- Brendan McDermid/Reuters
Millennials who invest are approaching investing quite differently from how their parents and grandparents did, a recent survey found.
The 2008 financial crisis, which happened as many in the 21 to 36 age bracket came of age, seared memories of traditional asset classes like stocks cratering and retirement savings being wiped out.
“I won’t say there’s a mistrust of fixed income or equities or anything paper-related,” said Joseph Quinlan, the chief investment strategist at US Trust, which surveyed over 800 high-net-worth adults with at least $3 million in investable assets. Millennials are just more interested in more “sophisticated” assets like structured products, venture capital, and private equity, the survey found.
Favoring other assets reflects a greater appetite for risk among millennials; seven in 10 that US Trust surveyed said they cared more about generating income for near-term financial goals like paying down debt than long-term capital appreciation.
Also, millennials have greater concern than older age groups about impact investing: buying into companies that would generate returns but also improve the environment and society. “They want to do good and well with their investments,” Quinlan said about the focus on both impact and return.
- US Trust
This is happening as the world pays more attention to issues like women’s rights and climate change, but also amid empirical studies that show gender-diverse firms outperform in the market and are less volatile.
That’s not to say millennials are shunning traditional investments like equity in public companies.

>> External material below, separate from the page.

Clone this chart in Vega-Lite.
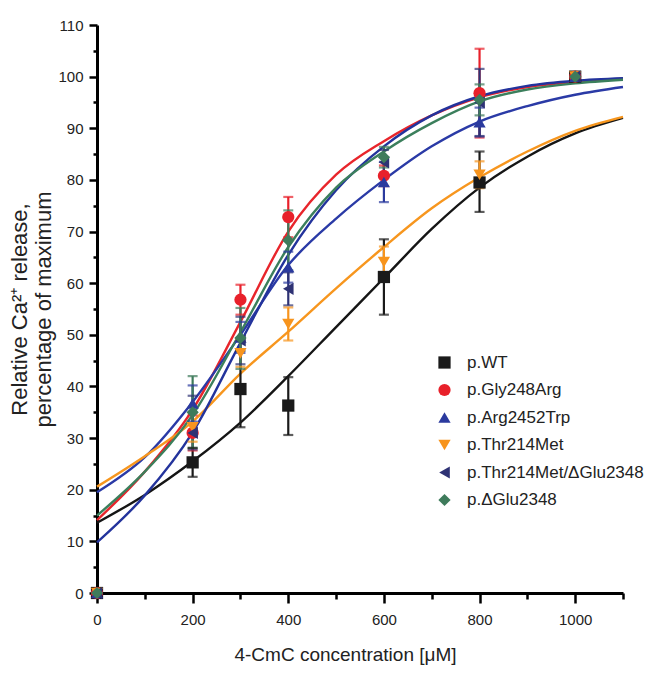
{
  "$schema": "https://vega.github.io/schema/vega-lite/v6.json",
  "width": 526,
  "height": 568,
  "autosize": "none",
  "padding": {"left": 97, "top": 25, "right": 34, "bottom": 105},
  "background": "white",
  "datasets": {
    "points": [
      {"g": "p.WT", "x": 0, "y": 0},
      {"g": "p.WT", "x": 200, "y": 25.3, "lo": 22.5, "hi": 28.1},
      {"g": "p.WT", "x": 300, "y": 39.5, "lo": 32.1, "hi": 46.9},
      {"g": "p.WT", "x": 400, "y": 36.3, "lo": 30.6, "hi": 41.8},
      {"g": "p.WT", "x": 600, "y": 61.2, "lo": 53.9, "hi": 68.5},
      {"g": "p.WT", "x": 800, "y": 79.5, "lo": 73.8, "hi": 85.5},
      {"g": "p.WT", "x": 1000, "y": 100},
      {"g": "p.Gly248Arg", "x": 0, "y": 0},
      {"g": "p.Gly248Arg", "x": 200, "y": 31, "lo": 27.6, "hi": 34.4},
      {"g": "p.Gly248Arg", "x": 300, "y": 56.8, "lo": 53.9, "hi": 59.7},
      {"g": "p.Gly248Arg", "x": 400, "y": 72.8, "lo": 68.9, "hi": 76.7},
      {"g": "p.Gly248Arg", "x": 600, "y": 80.8, "lo": 78.8, "hi": 82.8},
      {"g": "p.Gly248Arg", "x": 800, "y": 96.8, "lo": 88.2, "hi": 105.4},
      {"g": "p.Gly248Arg", "x": 1000, "y": 100},
      {"g": "p.Arg2452Trp", "x": 0, "y": 0},
      {"g": "p.Arg2452Trp", "x": 200, "y": 36.7, "lo": 33.2, "hi": 40.2},
      {"g": "p.Arg2452Trp", "x": 300, "y": 49.5, "lo": 46.5, "hi": 52.5},
      {"g": "p.Arg2452Trp", "x": 400, "y": 63.1, "lo": 60.1, "hi": 66.1},
      {"g": "p.Arg2452Trp", "x": 600, "y": 79.6, "lo": 75.7, "hi": 83.5},
      {"g": "p.Arg2452Trp", "x": 800, "y": 91.2, "lo": 88.4, "hi": 94},
      {"g": "p.Arg2452Trp", "x": 1000, "y": 100},
      {"g": "p.Thr214Met", "x": 0, "y": 0},
      {"g": "p.Thr214Met", "x": 200, "y": 32.1, "lo": 29.3, "hi": 34.9},
      {"g": "p.Thr214Met", "x": 300, "y": 46.4, "lo": 43.8, "hi": 49},
      {"g": "p.Thr214Met", "x": 400, "y": 52.1, "lo": 48.9, "hi": 55.3},
      {"g": "p.Thr214Met", "x": 600, "y": 64.1, "lo": 61.1, "hi": 67.1},
      {"g": "p.Thr214Met", "x": 800, "y": 81, "lo": 78.4, "hi": 83.6},
      {"g": "p.Thr214Met", "x": 1000, "y": 100},
      {"g": "p.Thr214Met/ΔGlu2348", "x": 0, "y": 0},
      {"g": "p.Thr214Met/ΔGlu2348", "x": 200, "y": 31, "lo": 27.8, "hi": 38.2},
      {"g": "p.Thr214Met/ΔGlu2348", "x": 300, "y": 48.9, "lo": 44.3, "hi": 53.5},
      {"g": "p.Thr214Met/ΔGlu2348", "x": 400, "y": 58.9, "lo": 55.7, "hi": 62.1},
      {"g": "p.Thr214Met/ΔGlu2348", "x": 600, "y": 83.4, "lo": 81, "hi": 85.8},
      {"g": "p.Thr214Met/ΔGlu2348", "x": 800, "y": 95, "lo": 88.5, "hi": 101.5},
      {"g": "p.Thr214Met/ΔGlu2348", "x": 1000, "y": 100},
      {"g": "p.ΔGlu2348", "x": 0, "y": 0},
      {"g": "p.ΔGlu2348", "x": 200, "y": 35, "lo": 28.1, "hi": 42},
      {"g": "p.ΔGlu2348", "x": 300, "y": 49.4, "lo": 43.4, "hi": 55.2},
      {"g": "p.ΔGlu2348", "x": 400, "y": 68.3, "lo": 62.5, "hi": 74.1},
      {"g": "p.ΔGlu2348", "x": 600, "y": 84.4, "lo": 82.4, "hi": 86.4},
      {"g": "p.ΔGlu2348", "x": 800, "y": 95.5, "lo": 92.5, "hi": 98.5},
      {"g": "p.ΔGlu2348", "x": 1000, "y": 100}
    ],
    "curves": [
      {"g": "p.WT", "x": 0, "y": 13.6}, {"g": "p.WT", "x": 100, "y": 19}, {"g": "p.WT", "x": 200, "y": 25.5}, {"g": "p.WT", "x": 300, "y": 33}, {"g": "p.WT", "x": 400, "y": 42}, {"g": "p.WT", "x": 500, "y": 51.5}, {"g": "p.WT", "x": 600, "y": 61}, {"g": "p.WT", "x": 700, "y": 70.5}, {"g": "p.WT", "x": 800, "y": 78.5}, {"g": "p.WT", "x": 900, "y": 84.5}, {"g": "p.WT", "x": 1000, "y": 89}, {"g": "p.WT", "x": 1100, "y": 92},
      {"g": "p.Gly248Arg", "x": 0, "y": 14.1}, {"g": "p.Gly248Arg", "x": 100, "y": 23.5}, {"g": "p.Gly248Arg", "x": 200, "y": 35.5}, {"g": "p.Gly248Arg", "x": 300, "y": 52.5}, {"g": "p.Gly248Arg", "x": 400, "y": 70}, {"g": "p.Gly248Arg", "x": 500, "y": 81}, {"g": "p.Gly248Arg", "x": 600, "y": 87.5}, {"g": "p.Gly248Arg", "x": 700, "y": 92.5}, {"g": "p.Gly248Arg", "x": 800, "y": 96}, {"g": "p.Gly248Arg", "x": 900, "y": 98}, {"g": "p.Gly248Arg", "x": 1000, "y": 99}, {"g": "p.Gly248Arg", "x": 1100, "y": 99.6},
      {"g": "p.Arg2452Trp", "x": 0, "y": 19.5}, {"g": "p.Arg2452Trp", "x": 100, "y": 26.3}, {"g": "p.Arg2452Trp", "x": 200, "y": 37}, {"g": "p.Arg2452Trp", "x": 300, "y": 50}, {"g": "p.Arg2452Trp", "x": 400, "y": 63.5}, {"g": "p.Arg2452Trp", "x": 500, "y": 72.5}, {"g": "p.Arg2452Trp", "x": 600, "y": 80}, {"g": "p.Arg2452Trp", "x": 700, "y": 86.5}, {"g": "p.Arg2452Trp", "x": 800, "y": 91.3}, {"g": "p.Arg2452Trp", "x": 900, "y": 94.3}, {"g": "p.Arg2452Trp", "x": 1000, "y": 96.5}, {"g": "p.Arg2452Trp", "x": 1100, "y": 98},
      {"g": "p.Thr214Met", "x": 0, "y": 20.6}, {"g": "p.Thr214Met", "x": 100, "y": 26.5}, {"g": "p.Thr214Met", "x": 200, "y": 33.2}, {"g": "p.Thr214Met", "x": 300, "y": 42.5}, {"g": "p.Thr214Met", "x": 400, "y": 50.6}, {"g": "p.Thr214Met", "x": 500, "y": 59}, {"g": "p.Thr214Met", "x": 600, "y": 67}, {"g": "p.Thr214Met", "x": 700, "y": 74.5}, {"g": "p.Thr214Met", "x": 800, "y": 80.5}, {"g": "p.Thr214Met", "x": 900, "y": 85.5}, {"g": "p.Thr214Met", "x": 1000, "y": 89.5}, {"g": "p.Thr214Met", "x": 1100, "y": 92.2},
      {"g": "p.Thr214Met/ΔGlu2348", "x": 0, "y": 9.8}, {"g": "p.Thr214Met/ΔGlu2348", "x": 100, "y": 18.9}, {"g": "p.Thr214Met/ΔGlu2348", "x": 200, "y": 31.1}, {"g": "p.Thr214Met/ΔGlu2348", "x": 300, "y": 48.5}, {"g": "p.Thr214Met/ΔGlu2348", "x": 400, "y": 65.5}, {"g": "p.Thr214Met/ΔGlu2348", "x": 500, "y": 78}, {"g": "p.Thr214Met/ΔGlu2348", "x": 600, "y": 86.5}, {"g": "p.Thr214Met/ΔGlu2348", "x": 700, "y": 92.5}, {"g": "p.Thr214Met/ΔGlu2348", "x": 800, "y": 96.2}, {"g": "p.Thr214Met/ΔGlu2348", "x": 900, "y": 98.2}, {"g": "p.Thr214Met/ΔGlu2348", "x": 1000, "y": 99.2}, {"g": "p.Thr214Met/ΔGlu2348", "x": 1100, "y": 99.7},
      {"g": "p.ΔGlu2348", "x": 0, "y": 15}, {"g": "p.ΔGlu2348", "x": 100, "y": 23.5}, {"g": "p.ΔGlu2348", "x": 200, "y": 34.5}, {"g": "p.ΔGlu2348", "x": 300, "y": 50.5}, {"g": "p.ΔGlu2348", "x": 400, "y": 67}, {"g": "p.ΔGlu2348", "x": 500, "y": 78.5}, {"g": "p.ΔGlu2348", "x": 600, "y": 85.5}, {"g": "p.ΔGlu2348", "x": 700, "y": 91}, {"g": "p.ΔGlu2348", "x": 800, "y": 95.2}, {"g": "p.ΔGlu2348", "x": 900, "y": 97.5}, {"g": "p.ΔGlu2348", "x": 1000, "y": 98.7}, {"g": "p.ΔGlu2348", "x": 1100, "y": 99.4}
    ]
  },
  "encoding": {
    "x": {
      "field": "x", "type": "quantitative",
      "scale": {"domain": [0, 1100], "nice": false, "zero": false},
      "axis": {
        "title": "4-CmC concentration [μM]",
        "values": [0, 100, 200, 300, 400, 500, 600, 700, 800, 900, 1000, 1100],
        "format": "d",
        "labelExpr": "datum.value % 200 === 0 ? datum.label : ''",
        "tickSize": {"condition": {"test": "datum.value % 200 === 0", "value": 10}, "value": 6},
        "labelPadding": 9,
        "labelFlush": false,
        "labelOverlap": false,
        "titlePadding": 18,
        "titleFontSize": 19,
        "titleX": 248
      }
    },
    "y": {
      "field": "y", "type": "quantitative",
      "scale": {"domain": [0, 110], "nice": false},
      "axis": {
        "title": ["Relative Ca²⁺ release,", "percentage of maximum"],
        "values": [0, 5, 10, 15, 20, 25, 30, 35, 40, 45, 50, 55, 60, 65, 70, 75, 80, 85, 90, 95, 100, 105, 110],
        "format": "d",
        "labelExpr": "datum.value % 10 === 0 ? datum.label : ''",
        "tickSize": {"condition": {"test": "datum.value % 10 === 0", "value": 8}, "value": 4},
        "labelPadding": 6,
        "labelOverlap": false,
        "titleFontSize": 22,
        "titleLineHeight": 24,
        "titlePadding": 2
      }
    }
  },
  "resolve": {"scale": {"stroke": "independent"}},
  "layer": [
    {
      "data": {"name": "curves"},
      "mark": {"type": "line", "interpolate": "monotone", "strokeWidth": 2.4, "clip": false},
      "encoding": {
        "detail": {"field": "g"},
        "stroke": {
          "field": "g", "type": "nominal", "legend": null,
          "scale": {
            "domain": ["p.ΔGlu2348", "p.Thr214Met/ΔGlu2348", "p.Thr214Met", "p.Arg2452Trp", "p.Gly248Arg", "p.WT"],
            "range": ["#3b7f5c", "#23339c", "#f7961e", "#2a3aa6", "#e8252b", "#151515"]
          }
        }
      }
    },
    {
      "data": {"name": "points"},
      "transform": [{"filter": "isValid(datum.lo)"}],
      "mark": {"type": "rule", "strokeWidth": 2.2},
      "encoding": {
        "y": {"field": "lo", "type": "quantitative"},
        "y2": {"field": "hi"},
        "stroke": {
          "field": "g", "type": "nominal", "legend": null,
          "scale": {
            "domain": ["p.Gly248Arg", "p.WT", "p.Arg2452Trp", "p.Thr214Met", "p.Thr214Met/ΔGlu2348", "p.ΔGlu2348"],
            "range": ["#e8202a", "#1a1a1a", "#2b3a9e", "#f7941d", "#2e3274", "#3e7b5b"]
          }
        }
      }
    },
    {
      "data": {"name": "points"},
      "transform": [{"filter": "isValid(datum.lo)"}],
      "mark": {"type": "tick", "orient": "horizontal", "size": 10, "thickness": 2.2},
      "encoding": {
        "y": {"field": "lo", "type": "quantitative"},
        "fill": {
          "field": "g", "type": "nominal", "legend": null,
          "scale": {
            "domain": ["p.WT", "p.Gly248Arg", "p.Thr214Met", "p.Arg2452Trp", "p.Thr214Met/ΔGlu2348", "p.ΔGlu2348"],
            "range": ["#1a1a1a", "#e8202a", "#f7941d", "#2b3a9e", "#2e3274", "#3e7b5b"]
          }
        }
      }
    },
    {
      "data": {"name": "points"},
      "transform": [{"filter": "isValid(datum.hi)"}],
      "mark": {"type": "tick", "orient": "horizontal", "size": 10, "thickness": 2.2},
      "encoding": {
        "y": {"field": "hi", "type": "quantitative"},
        "fill": {"field": "g", "type": "nominal", "legend": null}
      }
    },
    {
      "data": {"name": "points"},
      "mark": {"type": "point", "filled": true, "opacity": 1, "size": 150},
      "encoding": {
        "color": {
          "field": "g", "type": "nominal",
          "scale": {
            "domain": ["p.WT", "p.Gly248Arg", "p.Arg2452Trp", "p.Thr214Met", "p.Thr214Met/ΔGlu2348", "p.ΔGlu2348"],
            "range": ["#1a1a1a", "#e8202a", "#2b3a9e", "#f7941d", "#2e3274", "#3e7b5b"]
          },
          "legend": {"title": null, "orient": "none", "legendX": 339, "legendY": 329}
        },
        "shape": {
          "field": "g", "type": "nominal",
          "scale": {
            "domain": ["p.WT", "p.Gly248Arg", "p.Arg2452Trp", "p.Thr214Met", "p.Thr214Met/ΔGlu2348", "p.ΔGlu2348"],
            "range": ["square", "circle", "triangle-up", "triangle-down", "triangle-left", "diamond"]
          },
          "legend": {"title": null, "orient": "none", "legendX": 339, "legendY": 329}
        }
      }
    }
  ],
  "config": {
    "view": {"stroke": null},
    "font": "Liberation Sans",
    "axis": {
      "grid": false,
      "domainColor": "#000",
      "domainWidth": 3,
      "tickColor": "#000",
      "tickWidth": 2.5,
      "labelFont": "Liberation Sans",
      "labelFontSize": 15,
      "labelColor": "#222",
      "titleFont": "Liberation Sans",
      "titleFontWeight": "normal",
      "titleColor": "#222"
    },
    "legend": {
      "padding": 0,
      "labelFont": "Liberation Sans",
      "labelFontSize": 17,
      "labelColor": "#222",
      "symbolSize": 150,
      "symbolStrokeWidth": 0,
      "rowPadding": 9.5,
      "labelOffset": 14,
      "labelLimit": 300
    }
  }
}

But they’re not as eager to invest in plain-old stocks like baby boomers, which US Trust categorized as those aged 53 to 72.
The survey suggested that boomers are trying to make up for missing out on returns during the eight-year bull market, in which the benchmark S&P 500 has more than tripled.
However, that fear of missing out, even after the shock of the last crisis, may be driving boomers to also take on too much risk, US Trust said.
“We’ve all been trained or told that as we get closer to retirement, we’ll reallocate towards fixed income and cash and away from equities,” Quinlan said. But amid bond yields that are near the lowest level of their lifetimes, “we’re just not seeing that.”
Among the so-called Generation X, aged 37 to 52, “there is a psychology of wanting to own something that’s a harder asset … more tangible than, say, something on a screen.” That includes farmland, timber, and oil and gas properties.
As for perhaps the most popular, intangible asset class – bitcoin – Quinlan said he observed it as more of a curiosity than an investable asset that’s being committed to.